The 230 billion euro economy shrank at an annual 6.6 percent pace in the last quarter of 2010, as the austerity-induced recession deepened from a revised 5.7 percent decline in the previous quarter, data showed on Tuesday.
Flash Eurostat estimates showed the downturn in economic activity for the whole of 2010 was 4.52 percent, worse than the government's forecast decline of 4.2 percent, as it struggled to cut deficits and tackle debt.
Athens has been forced to impose stringent austerity measures as a condition of the 110 billion euro bailout it agreed with the European Union and International Monetary Fund last May to try to solve its debt crisis. The government projects GDP will decline 3.0 percent this year but sees light at the end of the tunnel, saying the first signs of growth will appear towards the end of the year. The central bank forecast in a monetary policy report on Tuesday that GDP may shrink by 3 percent or more in 2011.

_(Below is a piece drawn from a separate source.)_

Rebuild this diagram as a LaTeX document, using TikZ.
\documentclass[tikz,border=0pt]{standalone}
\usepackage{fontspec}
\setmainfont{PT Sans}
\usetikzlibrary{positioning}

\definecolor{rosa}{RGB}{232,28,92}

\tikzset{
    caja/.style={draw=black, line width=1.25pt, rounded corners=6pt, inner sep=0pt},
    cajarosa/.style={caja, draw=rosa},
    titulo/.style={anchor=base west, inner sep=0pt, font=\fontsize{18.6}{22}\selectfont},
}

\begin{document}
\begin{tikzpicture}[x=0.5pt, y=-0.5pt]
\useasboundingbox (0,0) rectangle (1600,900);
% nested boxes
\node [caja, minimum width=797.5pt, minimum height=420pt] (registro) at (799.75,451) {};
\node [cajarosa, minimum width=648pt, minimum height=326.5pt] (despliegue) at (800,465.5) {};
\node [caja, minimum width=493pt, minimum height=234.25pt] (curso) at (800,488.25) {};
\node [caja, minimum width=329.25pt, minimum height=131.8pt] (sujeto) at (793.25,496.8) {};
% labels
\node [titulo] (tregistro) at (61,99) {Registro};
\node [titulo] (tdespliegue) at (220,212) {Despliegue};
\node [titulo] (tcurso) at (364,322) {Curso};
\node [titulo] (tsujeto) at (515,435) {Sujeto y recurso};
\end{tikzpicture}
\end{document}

"We expect the economy to bottom out in the second half of 2011 but after that we do not see a strong recovery taking hold, rather stagnation with growth rates around zero," said Christian Melzer, euro zone analyst at DekaBank. "The growth figures are miserable, the situation in the real economy is bad -- 2011 and 2012 are going to be difficult years for the Greek economy," he added.
Hopes pinned on exports
The government has said structural reforms to boost competitiveness and progress in slashing deficits will set the stage for stabilisation and a return to a sustainable, export-led growth path in 2012. While some encouraging pick-up in Greek exports has materialised, it has more to do with recovering demand in the global economy and less with competitiveness gains so far, according to the country's central bank.

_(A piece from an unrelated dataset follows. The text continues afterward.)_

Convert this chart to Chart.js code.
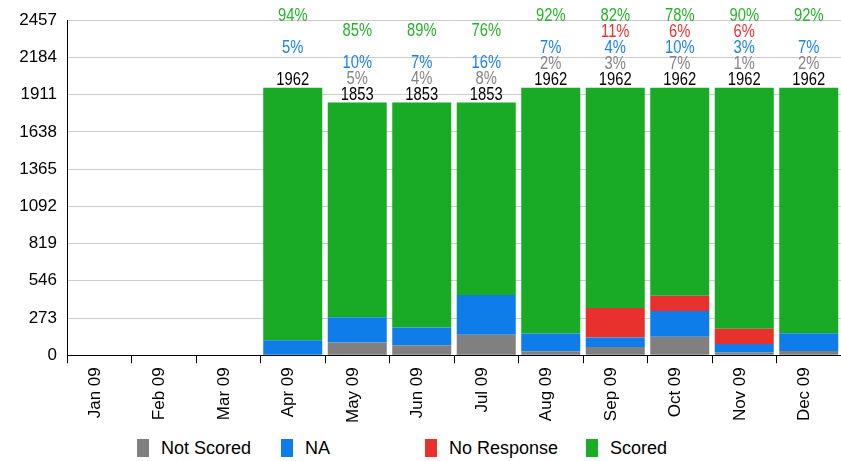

Returning to growth is crucial for overborrowed Greece, especially after late 2012, when bailout funding runs dry. Its government will need to boost revenues to service a debt ratio projected to reach 157 percent of GDP in 2013.

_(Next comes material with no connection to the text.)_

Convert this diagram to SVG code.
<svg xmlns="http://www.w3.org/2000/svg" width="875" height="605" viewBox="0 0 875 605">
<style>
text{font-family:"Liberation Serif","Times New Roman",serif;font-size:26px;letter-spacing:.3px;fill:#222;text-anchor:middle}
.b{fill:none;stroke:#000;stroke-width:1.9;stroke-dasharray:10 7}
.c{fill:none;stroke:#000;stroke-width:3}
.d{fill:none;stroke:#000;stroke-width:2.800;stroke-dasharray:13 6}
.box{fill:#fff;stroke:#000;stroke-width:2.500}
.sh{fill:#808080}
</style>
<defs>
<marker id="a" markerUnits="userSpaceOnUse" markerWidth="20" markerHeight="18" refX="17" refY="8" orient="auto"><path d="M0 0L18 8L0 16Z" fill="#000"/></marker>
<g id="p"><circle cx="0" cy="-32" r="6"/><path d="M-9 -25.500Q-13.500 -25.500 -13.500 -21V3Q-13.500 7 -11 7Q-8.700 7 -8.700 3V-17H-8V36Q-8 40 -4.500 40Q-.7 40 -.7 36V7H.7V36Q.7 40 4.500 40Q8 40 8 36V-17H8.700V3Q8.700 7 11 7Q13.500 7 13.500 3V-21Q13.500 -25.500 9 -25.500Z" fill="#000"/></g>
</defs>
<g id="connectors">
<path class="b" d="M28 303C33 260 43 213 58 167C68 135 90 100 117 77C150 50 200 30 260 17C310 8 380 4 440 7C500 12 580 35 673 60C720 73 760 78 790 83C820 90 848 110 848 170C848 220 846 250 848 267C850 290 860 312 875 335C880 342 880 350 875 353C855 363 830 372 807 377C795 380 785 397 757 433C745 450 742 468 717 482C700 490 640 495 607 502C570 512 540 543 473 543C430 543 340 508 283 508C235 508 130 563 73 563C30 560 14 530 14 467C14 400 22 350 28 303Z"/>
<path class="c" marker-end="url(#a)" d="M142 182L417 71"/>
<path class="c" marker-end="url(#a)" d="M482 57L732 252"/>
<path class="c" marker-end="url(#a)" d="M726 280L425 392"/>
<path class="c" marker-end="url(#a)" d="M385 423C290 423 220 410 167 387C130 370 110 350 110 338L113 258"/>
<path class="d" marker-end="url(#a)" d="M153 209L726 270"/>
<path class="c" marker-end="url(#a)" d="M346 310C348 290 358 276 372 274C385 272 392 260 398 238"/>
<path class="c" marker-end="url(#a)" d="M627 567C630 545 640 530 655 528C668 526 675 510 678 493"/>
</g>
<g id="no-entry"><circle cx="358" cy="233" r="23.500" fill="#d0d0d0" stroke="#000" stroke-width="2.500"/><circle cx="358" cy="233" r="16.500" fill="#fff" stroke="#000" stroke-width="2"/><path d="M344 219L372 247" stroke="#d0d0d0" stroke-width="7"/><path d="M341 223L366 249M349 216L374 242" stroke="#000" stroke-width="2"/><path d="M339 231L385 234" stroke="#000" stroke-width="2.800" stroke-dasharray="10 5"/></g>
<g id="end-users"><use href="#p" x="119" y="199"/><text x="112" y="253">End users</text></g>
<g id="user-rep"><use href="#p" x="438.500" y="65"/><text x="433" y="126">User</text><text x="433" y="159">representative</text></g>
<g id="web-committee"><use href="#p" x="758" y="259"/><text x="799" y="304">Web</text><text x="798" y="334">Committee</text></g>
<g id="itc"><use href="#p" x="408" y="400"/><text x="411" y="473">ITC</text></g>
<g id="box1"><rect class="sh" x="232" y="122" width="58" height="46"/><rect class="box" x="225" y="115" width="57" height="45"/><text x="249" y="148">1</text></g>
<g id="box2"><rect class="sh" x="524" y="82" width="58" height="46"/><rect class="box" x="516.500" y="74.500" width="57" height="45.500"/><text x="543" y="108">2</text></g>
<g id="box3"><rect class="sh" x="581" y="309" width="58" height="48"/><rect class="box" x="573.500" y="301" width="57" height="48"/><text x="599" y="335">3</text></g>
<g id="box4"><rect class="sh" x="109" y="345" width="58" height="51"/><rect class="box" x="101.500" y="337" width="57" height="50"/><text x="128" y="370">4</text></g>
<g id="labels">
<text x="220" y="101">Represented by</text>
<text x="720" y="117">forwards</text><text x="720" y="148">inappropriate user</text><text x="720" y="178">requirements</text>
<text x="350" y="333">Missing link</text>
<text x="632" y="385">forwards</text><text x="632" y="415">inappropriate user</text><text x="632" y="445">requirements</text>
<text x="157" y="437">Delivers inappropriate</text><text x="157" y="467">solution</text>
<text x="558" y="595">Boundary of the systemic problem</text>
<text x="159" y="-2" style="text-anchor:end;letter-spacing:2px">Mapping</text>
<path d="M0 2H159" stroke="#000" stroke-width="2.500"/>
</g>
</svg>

"We expect fiscal austerity, a dire labour market, rock-bottom confidence levels and less availability of credit to keep driving renewed contractions in activity at least during the first half of this year," said Diego Iscaro of IHS Global Insight.
"The only hope is that exports can help to drive the economy out of recession as activity among trade partners strengthens during the second half of 2011. But, given Greece's weak external competitiveness and the fact that exports only represent less than 20 percent of the economy, this will be difficult."
Quarter-on-quarter, Greece's economy, which makes up about 2.5 percent of the euro zone, shrank 1.4 percent in the fourth quarter. Economists in a Reuters poll had forecast a contraction rate of 1.2 percent.